San Francisco’s 1999 Sunshine Ordinance, reportedly the nation’s oldest municipal law on government transparency, is enforced by the city’s Ethics Commission.
On Wednesday, the California Supreme Court unanimously declined to review a lower-court ruling that the ordinance’s broad requirements of public disclosure don’t apply to the Ethics Commission itself when it is consulting with the city attorney’s office. Ironically, the decision revolved around the commission’s refusal in 2012 to reveal 24 memos between it and the city attorney’s office over proposed Sunshine Ordinance regulations.
Public-records activist Allen Grossman sought the memos and Superior Court Judge Ernest Goldsmith agreed that he should have them. However, the state First District Court of Appeal reversed the decision (pdf) in July and the high court concurred.
The appellate court acknowledged the sweeping language of the ordinance, which opens to the public city dealings, including most meetings, documents and other records. But it said the law was trumped by the San Francisco city charter, which recognizes the attorney-client privilege as pre-eminent by inference.

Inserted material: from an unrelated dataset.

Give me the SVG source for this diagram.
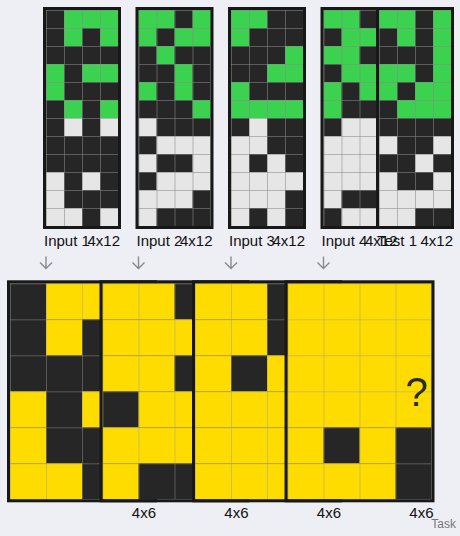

Written communication between them is “fundamental to the attorney-client relationship, in the public sector as well as the private sector,” the court wrote. Judge Goldsmith had ruled the question involving the charter was “not properly before the court” and ignored it.

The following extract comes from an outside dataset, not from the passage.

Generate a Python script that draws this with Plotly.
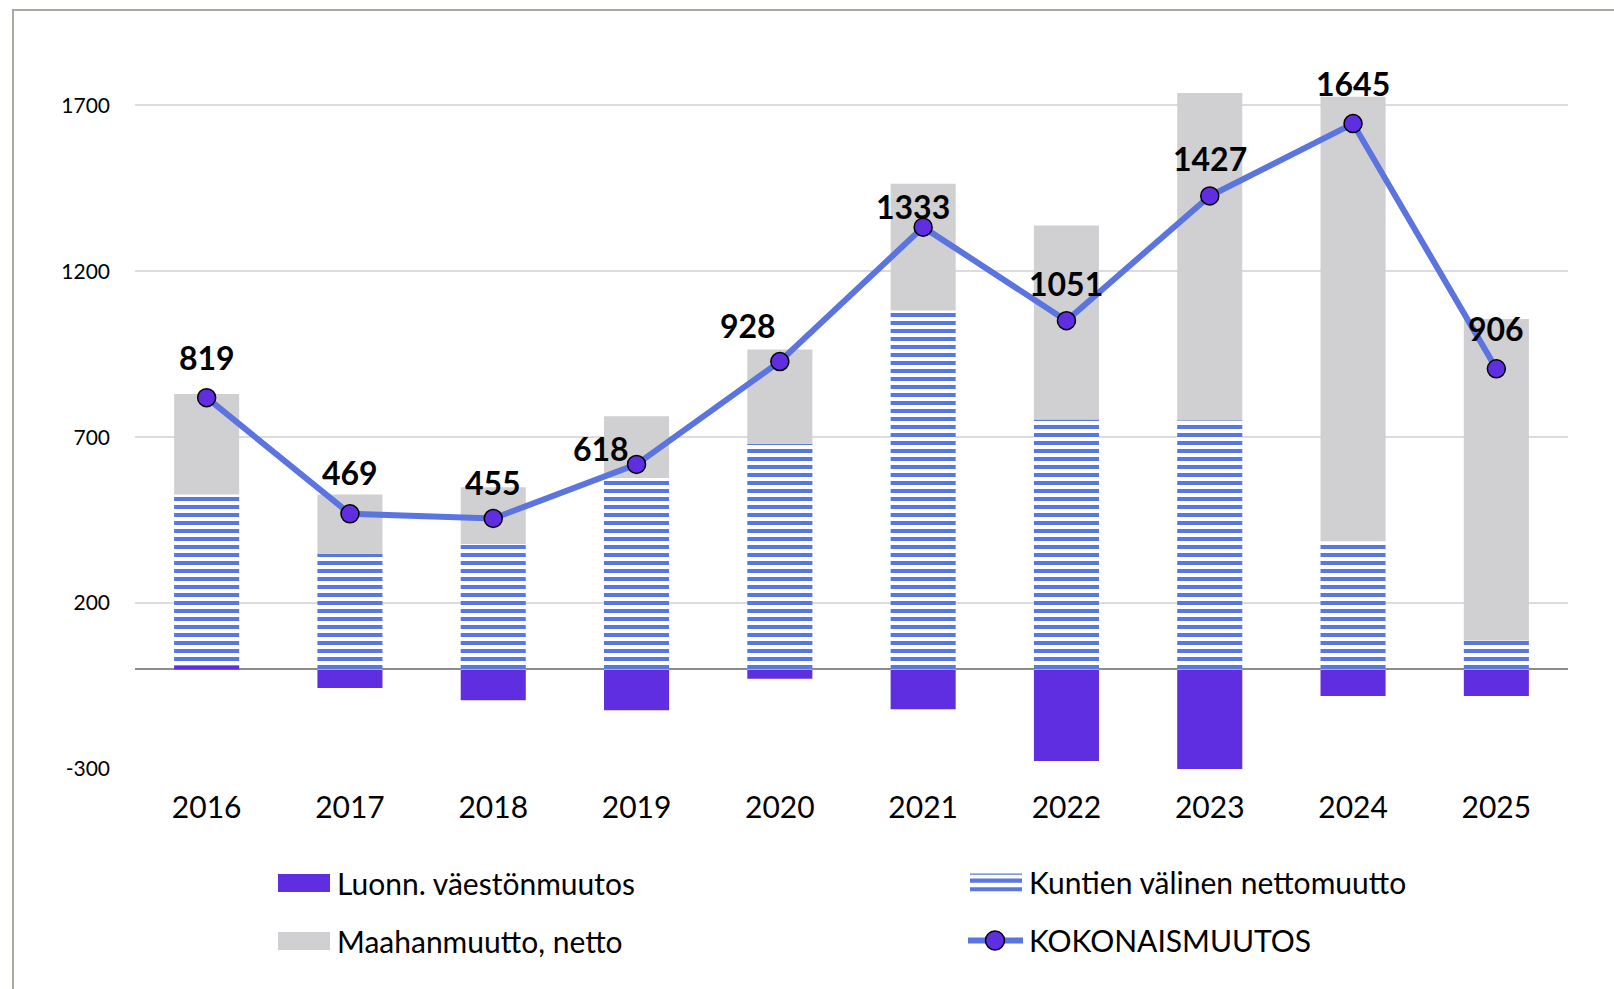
import plotly.graph_objects as go

# ---------------- data ----------------
years = ["2016", "2017", "2018", "2019", "2020", "2021", "2022", "2023", "2024", "2025"]
natural_change = [12, -56, -93, -123, -28, -120, -276, -304, -80, -80]
municipal_net = [515, 349, 378, 577, 680, 1082, 753, 751, 386, 87]
immigration_net = [303, 178, 171, 186, 284, 382, 585, 986, 1340, 969]
total_change = [819, 469, 455, 618, 928, 1333, 1051, 1427, 1645, 906]
y_ticks = [-300, 200, 700, 1200, 1700]
y_tick_labels = ["-300", "200", "700", "1200", "1700"]

series_names = ["Luonn. väestönmuutos", "Kuntien välinen nettomuutto",
                "Maahanmuutto, netto", "KOKONAISMUUTOS"]

# ---------------- styles ----------------
PURPLE = "#5E2EE0"
STRIPE = "#5A76E0"
GRAY = "#D0CFD1"
LINE = "#5B74DF"
FONT = "Lato"

W, H = 1614, 989
ML, MR, MT, MB = 135, 46, 39, 220
PW, PH = W - ML - MR, H - MT - MB


def px(x):
    return (x - ML) / PW


def py(y):
    return (H - MB - y) / PH


fig = go.Figure()

fig.add_trace(go.Bar(
    x=years, y=natural_change, name=series_names[0],
    marker=dict(color=PURPLE, line=dict(width=0)), showlegend=False))
fig.add_trace(go.Bar(
    x=years, y=municipal_net, name=series_names[1],
    marker=dict(color="white", line=dict(width=0),
                pattern=dict(shape="-", size=8, solidity=0.5, fgopacity=1,
                             fgcolor=STRIPE, bgcolor="white", fillmode="overlay")),
    showlegend=False))
fig.add_trace(go.Bar(
    x=years, y=immigration_net, name=series_names[2],
    marker=dict(color=GRAY, line=dict(width=0)), showlegend=False))
fig.add_trace(go.Scatter(
    x=years, y=total_change, name=series_names[3], mode="lines+markers",
    line=dict(color=LINE, width=6),
    marker=dict(color=PURPLE, size=18, line=dict(color="black", width=1.5)),
    showlegend=False))

# data labels (offsets in pixels); x given as category index
label_dx = [0, 0, 0, -36, -32, -10, 0, 0, 0, 0]
label_dy = [40, 41, 36, 16, 36, 21, 37, 37, 40, 40]
for i, (v, dx, dy) in enumerate(zip(total_change, label_dx, label_dy)):
    fig.add_annotation(x=i, y=v, xref="x", yref="y", text=f"<b>{v}</b>",
                       showarrow=False, xshift=dx, yshift=dy,
                       xanchor="center", yanchor="middle",
                       font=dict(family=FONT, size=32, color="black"))

shapes = []
# outer frame
shapes.append(dict(type="rect", xref="paper", yref="paper",
                   x0=px(13), x1=px(1700), y0=py(1100), y1=py(10),
                   line=dict(color="#A9AAA0", width=2), fillcolor="rgba(0,0,0,0)",
                   layer="below"))

# custom legend
LEG_FONT = dict(family=FONT, size=30, color="black")
shapes.append(dict(type="rect", xref="paper", yref="paper",
                   x0=px(278), x1=px(330), y0=py(892), y1=py(874),
                   line=dict(width=0), fillcolor=PURPLE))
shapes.append(dict(type="rect", xref="paper", yref="paper",
                   x0=px(278), x1=px(330), y0=py(950), y1=py(932),
                   line=dict(width=0), fillcolor=GRAY))
for (a, b) in [(873.5, 874.8), (878.5, 882.7), (887.3, 891.3)]:
    shapes.append(dict(type="rect", xref="paper", yref="paper",
                       x0=px(970), x1=px(1022), y0=py(b), y1=py(a),
                       line=dict(width=0), fillcolor=STRIPE))
shapes.append(dict(type="line", xref="paper", yref="paper",
                   x0=px(968), x1=px(1023), y0=py(940.5), y1=py(940.5),
                   line=dict(color=LINE, width=6)))
shapes.append(dict(type="circle", xref="paper", yref="paper",
                   x0=px(985.5), x1=px(1004.5), y0=py(950), y1=py(931),
                   line=dict(color="black", width=1.5), fillcolor=PURPLE))

legend_text = [(335, 883, series_names[0]), (1027, 882, series_names[1]),
               (335, 941, series_names[2]), (1027, 940, series_names[3])]
for x, y, t in legend_text:
    fig.add_annotation(xref="paper", yref="paper", x=px(x), y=py(y), text=t,
                       showarrow=False, xanchor="left", yanchor="middle",
                       font=LEG_FONT)

fig.update_layout(
    width=W, height=H,
    margin=dict(l=ML, r=MR, t=MT, b=MB),
    paper_bgcolor="white", plot_bgcolor="white",
    barmode="relative", bargap=0.546,
    shapes=shapes,
    showlegend=False,
    font=dict(family=FONT, color="black"),
)
fig.update_xaxes(type="category", range=[-0.5, len(years) - 0.5],
                 showline=False, showgrid=False, ticks="",
                 tickfont=dict(family=FONT, size=30, color="black"),
                 ticklabelstandoff=18)
fig.update_yaxes(range=[-300, 1900], tickmode="array",
                 tickvals=y_ticks, ticktext=y_tick_labels,
                 showgrid=True, gridcolor="#DCDCDC", gridwidth=1.5,
                 zeroline=True, zerolinecolor="#8C8C8C", zerolinewidth=2,
                 showline=False, ticks="",
                 tickfont=dict(family=FONT, size=21, color="black"),
                 ticklabelstandoff=24)

fig.write_html("out.html")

The court case unfolded against a backdrop of ongoing rancor going back years between public-records activists and city officials. Task force members and municipal watchdogs regularly complained that the Ethics Commission refused to act on specific issues it brought before them. Bruce B. Brugmann, founder of the San Francisco Bay Guardian and an original member of the task force, referred to the San Francisco Board of Supervisors as the “anti-Sunshine gang.”
Arguments over the role of the Ethics Commission, appointments to the Sunshine Ordinance Task Force―the citizens panel empowered as watchdogs by the ordinance―and the disposition of complaints they deal with boiled over in 2011.
A unanimous finding by the task force in September of that year that Board President David Chiu and three supervisors broke local and state open meeting laws by pushing through a redevelopment contract for Park Merced with critical, unread amendments at the last minute seemed to rankle City Hall.